* begin RECORDS FOR THIS TASK *

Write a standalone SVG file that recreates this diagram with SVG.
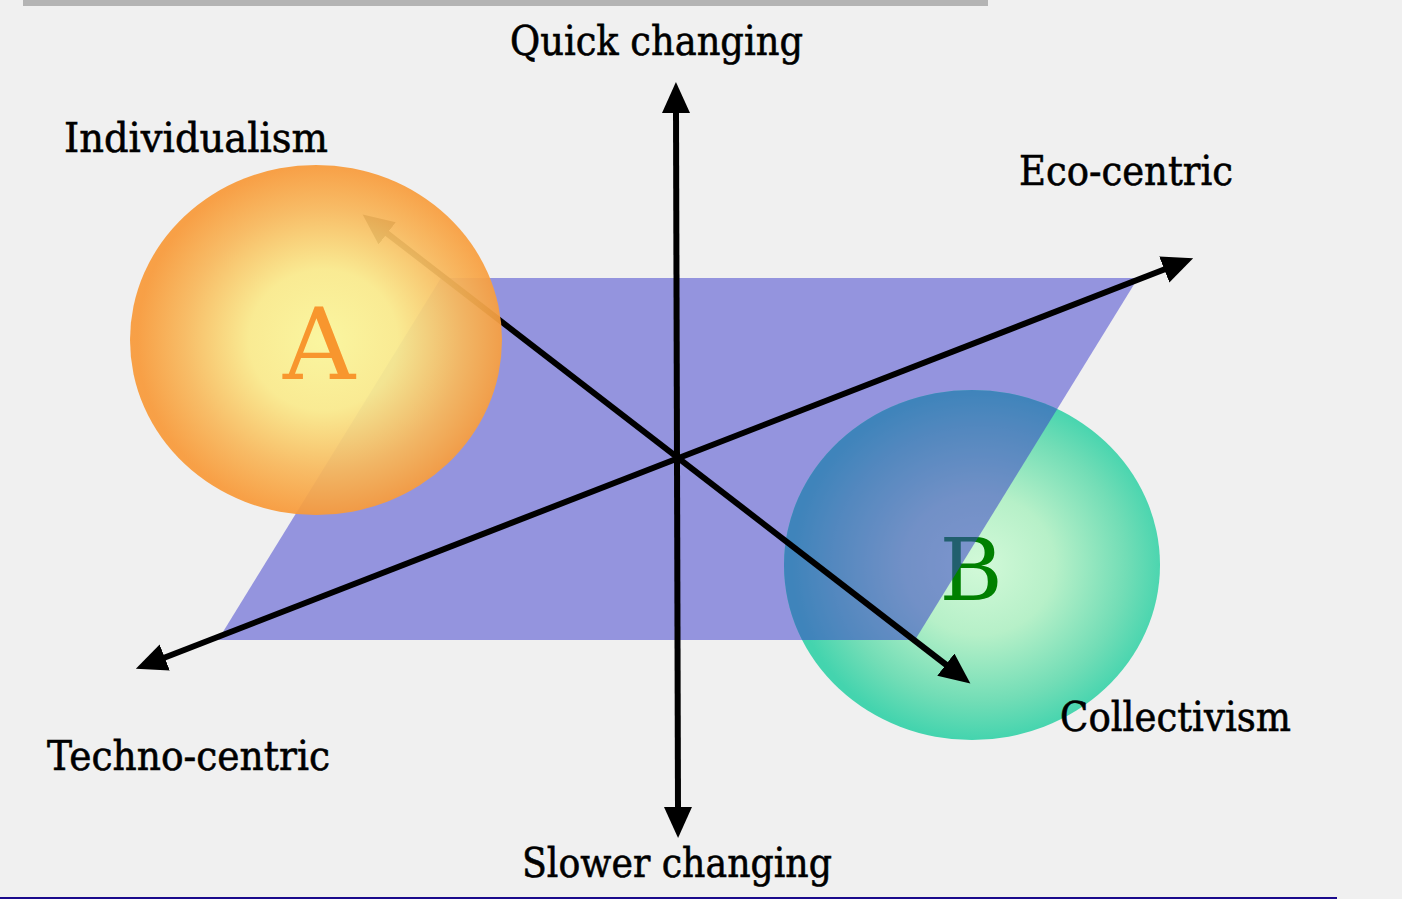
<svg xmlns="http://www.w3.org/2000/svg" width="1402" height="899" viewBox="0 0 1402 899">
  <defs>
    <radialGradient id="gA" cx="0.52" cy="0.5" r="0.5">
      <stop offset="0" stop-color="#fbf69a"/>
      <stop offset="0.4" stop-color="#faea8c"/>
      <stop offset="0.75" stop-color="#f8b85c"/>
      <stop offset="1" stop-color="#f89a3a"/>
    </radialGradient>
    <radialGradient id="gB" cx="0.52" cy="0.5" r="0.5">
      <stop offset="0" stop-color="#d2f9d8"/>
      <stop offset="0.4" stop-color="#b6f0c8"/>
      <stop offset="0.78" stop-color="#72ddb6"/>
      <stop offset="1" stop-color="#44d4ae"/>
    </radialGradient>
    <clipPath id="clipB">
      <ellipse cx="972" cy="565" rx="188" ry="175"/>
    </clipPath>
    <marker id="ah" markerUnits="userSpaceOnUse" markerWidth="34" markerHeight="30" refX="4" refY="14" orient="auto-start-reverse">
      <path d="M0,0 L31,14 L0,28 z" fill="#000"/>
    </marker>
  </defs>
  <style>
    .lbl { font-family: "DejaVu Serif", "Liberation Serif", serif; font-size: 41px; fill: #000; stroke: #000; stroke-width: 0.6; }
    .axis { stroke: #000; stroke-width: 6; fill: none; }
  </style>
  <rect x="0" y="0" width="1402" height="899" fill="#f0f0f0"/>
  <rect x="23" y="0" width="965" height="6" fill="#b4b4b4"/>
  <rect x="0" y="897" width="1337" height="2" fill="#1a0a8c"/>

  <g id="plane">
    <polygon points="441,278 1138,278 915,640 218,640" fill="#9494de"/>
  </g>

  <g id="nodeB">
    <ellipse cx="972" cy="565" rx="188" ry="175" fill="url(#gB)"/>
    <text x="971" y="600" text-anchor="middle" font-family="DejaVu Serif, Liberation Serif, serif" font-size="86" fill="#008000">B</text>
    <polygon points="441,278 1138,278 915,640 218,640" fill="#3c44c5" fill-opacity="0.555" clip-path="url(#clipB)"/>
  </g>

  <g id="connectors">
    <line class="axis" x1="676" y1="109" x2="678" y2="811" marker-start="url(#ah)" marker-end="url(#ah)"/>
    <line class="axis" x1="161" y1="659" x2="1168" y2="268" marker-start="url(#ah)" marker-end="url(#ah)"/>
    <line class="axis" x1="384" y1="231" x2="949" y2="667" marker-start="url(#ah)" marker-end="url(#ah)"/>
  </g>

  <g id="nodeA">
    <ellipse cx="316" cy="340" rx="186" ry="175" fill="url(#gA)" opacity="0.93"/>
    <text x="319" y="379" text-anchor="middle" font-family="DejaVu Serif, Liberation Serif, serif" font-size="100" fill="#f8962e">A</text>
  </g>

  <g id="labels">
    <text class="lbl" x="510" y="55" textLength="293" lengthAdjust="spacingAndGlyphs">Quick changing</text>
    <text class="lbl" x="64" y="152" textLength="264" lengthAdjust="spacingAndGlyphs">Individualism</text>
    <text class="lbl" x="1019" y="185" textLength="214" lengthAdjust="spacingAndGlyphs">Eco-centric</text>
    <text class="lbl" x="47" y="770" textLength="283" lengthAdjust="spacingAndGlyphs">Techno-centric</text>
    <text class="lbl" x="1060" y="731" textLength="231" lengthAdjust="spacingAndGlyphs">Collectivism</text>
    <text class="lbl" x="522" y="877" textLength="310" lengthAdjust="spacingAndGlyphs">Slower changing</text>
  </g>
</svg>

* end RECORDS FOR THIS TASK *
* begin RECORDS FOR THIS TASK *

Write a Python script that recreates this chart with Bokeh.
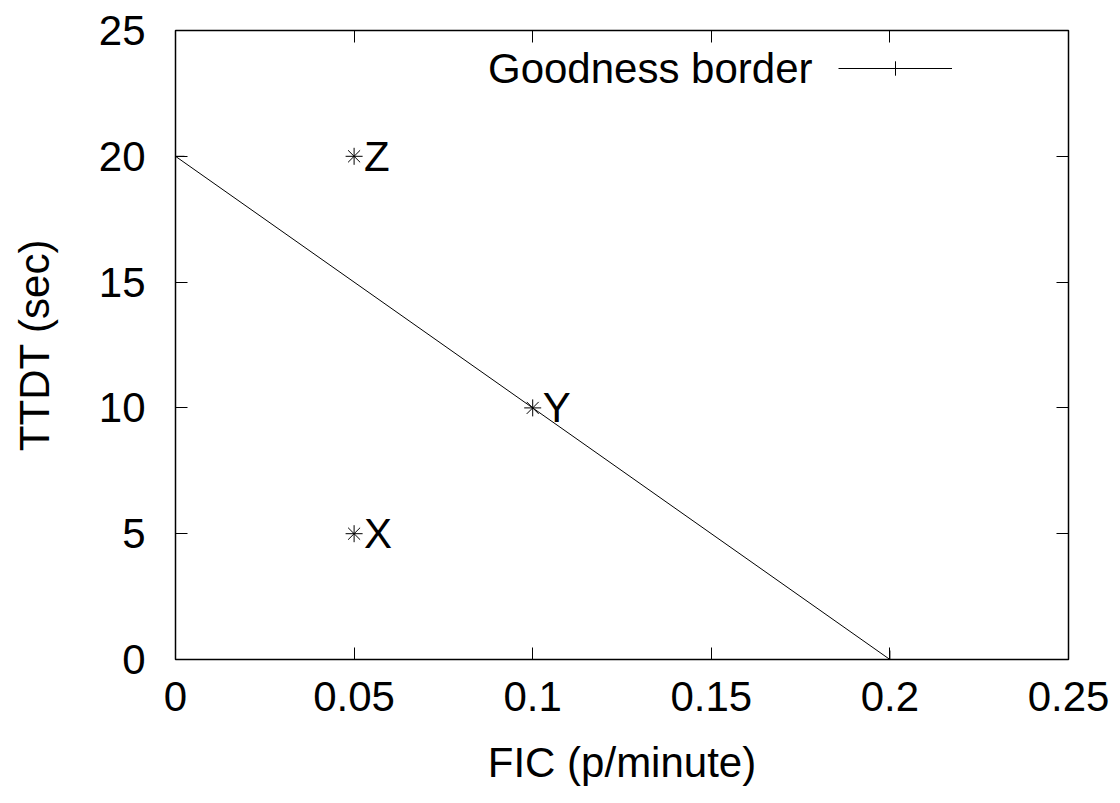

* end RECORDS FOR THIS TASK *

### STATED TASK
Copy out every line from the material above in which the word "Write" appears.

### FINAL ANSWER
Write a standalone SVG file that recreates this diagram with SVG.
Write a Python script that recreates this chart with Bokeh.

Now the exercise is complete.